During the housing market heydays, mortgage lenders rarely ask borrowers for their income tax returns. Nowadays, however, you’d be hard pressed to find a lender that won’t require you to present your tax returns.
Why Lenders Ask for Your Income Tax Returns
It all comes down to verifying your taxable income sources. It’s a top priority for mortgage lenders to know exactly how much a potential borrower earns because they have to make certain that you’re financially capable of repaying your monthly mortgage payments on time. Telling them how much you earn just won’t cut it, even if you’re the most honest person alive on earth.
Why? Because when the real estate market was at its peak, plenty of mortgage lenders attracted borrowers, specifically those with inadequate or unconventional income sources, with “stated income” or “liar” mortgage loans. With these loans, borrowers could simply state their income, without having to show any proof whatsoever. As you could see, this isn’t the case these days due to stricter lending requirements. Bonneville Multifamily Capital, a provider of FHA multifamily loans, notes that investment properties, in particular, are subject to stricter tax regulations.
Tax Forms to Take Note of
When giving your lender your tax returns, you have to provide your complete, most recent tax return. Your complete income information could be found in the set of documents you submitted to the IRS (Internal Revenue Service).
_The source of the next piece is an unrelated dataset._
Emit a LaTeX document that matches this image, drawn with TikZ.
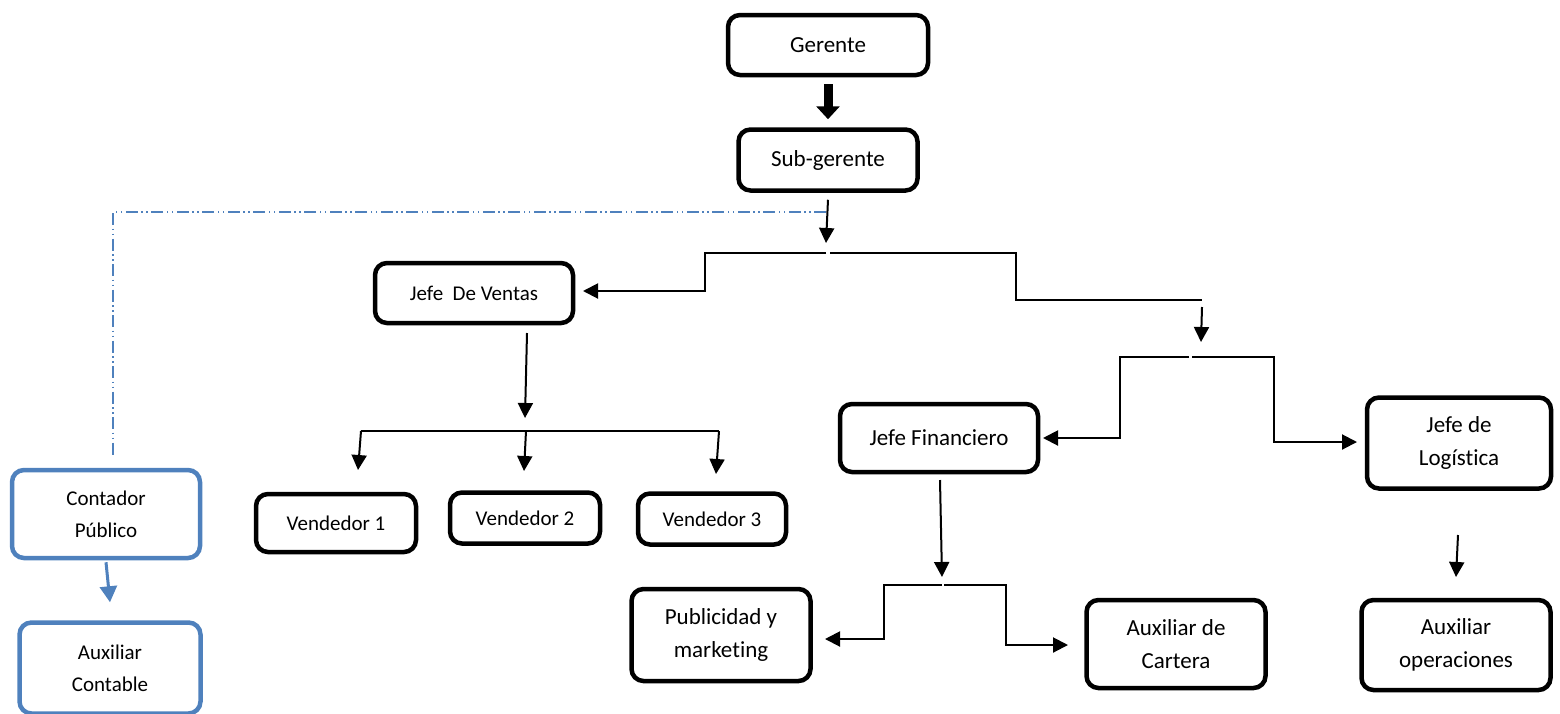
\documentclass[tikz,border=0pt]{standalone}
\usepackage{fontspec}
\setmainfont{Carlito}[Ligatures=NoCommon]
\usetikzlibrary{arrows.meta}
\definecolor{azul}{HTML}{4F81BD}

\begin{document}
\begin{tikzpicture}[x=1pt,y=-1pt,
    caja/.style={draw,line width=4.5pt,rounded corners=12pt,align=center,inner sep=0pt,
      font=\fontsize{23}{33}\selectfont},
    cajachica/.style={caja,font=\fontsize{21}{32}\selectfont},
    cajaazul/.style={cajachica,draw=azul},
    linea/.style={line width=2pt},
    flecha/.style={linea,-{Triangle[length=15pt,width=15pt]}},
    gruesa/.style={line width=9pt,-{Triangle[length=13pt,width=23pt]}},
    flechaazul/.style={azul,line width=3pt,-{Triangle[length=16pt,width=17pt]}},
    punteado/.style={azul,line width=1.5pt,dash pattern=on 12pt off 3.5pt on 1.5pt off 3.5pt on 1.5pt off 3.5pt}]
  \useasboundingbox (0,0) rectangle (1560,713);

  \node[caja,minimum width=200,minimum height=60] (ger) at (828,45) {Gerente};
  \node[caja,minimum width=179,minimum height=61] (sub) at (828,160) {Sub-gerente};
  \node[cajachica,minimum width=198,minimum height=60] (jv) at (474,293) {Jefe\ \ De Ventas};
  \node[cajachica,minimum width=160,minimum height=58] (v1) at (336,523) {Vendedor 1};
  \node[cajachica,minimum width=150,minimum height=51] (v2) at (525,518) {Vendedor 2};
  \node[cajachica,minimum width=148,minimum height=51] (v3) at (712,519) {Vendedor 3};
  \node[caja,minimum width=198,minimum height=68] (jf) at (939,438) {Jefe Financiero};
  \node[caja,minimum width=184,minimum height=91] (jl) at (1459,443) {Jefe de\\Logística};
  \node[caja,minimum width=179,minimum height=92] (pub) at (721,635) {Publicidad y\\marketing};
  \node[caja,minimum width=179,minimum height=88] (cart) at (1176,644) {Auxiliar de\\Cartera};
  \node[caja,minimum width=189,minimum height=90] (ope) at (1456,645) {Auxiliar\\operaciones};
  \node[cajaazul,minimum width=188,minimum height=88] (cont) at (106,514) {Contador\\Público};
  \node[cajaazul,minimum width=181,minimum height=91] (auxc) at (110,668) {Auxiliar\\Contable};

  \coordinate (a1) at (826,243);
  \coordinate (h1l) at (826,253);
  \coordinate (h1r) at (830,253);
  \coordinate (jvin) at (583,291);
  \coordinate (k2) at (1016,300);
  \coordinate (k2e) at (1202,300);
  \coordinate (t1s) at (1202,307);
  \coordinate (t1e) at (1201,342);
  \coordinate (h2l) at (1189,357);
  \coordinate (h2r) at (1192,357);
  \coordinate (jfin) at (1043,438);
  \coordinate (jlin) at (1357,442);
  \coordinate (jvs) at (527,333);
  \coordinate (jve) at (525,418);
  \coordinate (hvl) at (361,431);
  \coordinate (hvm) at (526,431);
  \coordinate (hvr) at (719,431);
  \coordinate (v1in) at (358,470);
  \coordinate (v2in) at (524,471);
  \coordinate (v3in) at (716,474);
  \coordinate (jfs) at (940,480);
  \coordinate (jfe) at (942,577);
  \coordinate (h3l) at (942,585);
  \coordinate (h3r) at (944,585);
  \coordinate (pubin) at (825,639);
  \coordinate (cartin) at (1068,645);
  \coordinate (jls) at (1458,535);
  \coordinate (jle) at (1456,577);
  \coordinate (d1) at (826,212);
  \coordinate (d2) at (113,212);
  \coordinate (d3) at (113,455);

  \draw[gruesa] ([yshift=-7pt]ger.south) -- ([yshift=8pt]sub.north);
  \draw[punteado] (d1) -- (d2) -- (d3);
  \draw[flecha] ([yshift=-7pt]sub.south) -- (a1);
  \draw[flecha] (h1l) -| (705,291) -- (jvin);
  \draw[linea] (h1r) -| (k2) -- (k2e);
  \draw[flecha] (t1s) -- (t1e);
  \draw[flecha] (h2l) -| (1120,438) -- (jfin);
  \draw[flecha] (h2r) -| (1274,442) -- (jlin);
  \draw[flecha] (jvs) -- (jve);
  \draw[linea] (hvl) -- (hvr);
  \draw[flecha] (hvl) -- (v1in);
  \draw[flecha] (hvm) -- (v2in);
  \draw[flecha] (hvr) -- (v3in);
  \draw[flecha] (jfs) -- (jfe);
  \draw[flecha] (h3l) -| (884,639) -- (pubin);
  \draw[flecha] (h3r) -| (1006,645) -- (cartin);
  \draw[flecha] (jls) -- (jle);
  \draw[flechaazul] ([yshift=-2pt]cont.south) -- ([yshift=18pt]auxc.north);
\end{tikzpicture}
\end{document}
Your mortgage officer would review your returns to determine if anything’s suspicious. They verify that your W-2 matches your income.
Your mortgage lender would also have to verify your reported income by getting your tax records from the IRS directly. This means that you’ll need to sign form 4506-T to give the lender access to your tax records.
It doesn’t matter whether you’re applying for a conventional mortgage loan or an FHA multifamily loan. You have to submit your income tax returns to your mortgage lender for income verification. If they find that the numbers match the information in your application, then you’re one step closer to securing your mortgage; otherwise, they would investigate further for potential loan fraud or other income irregularities.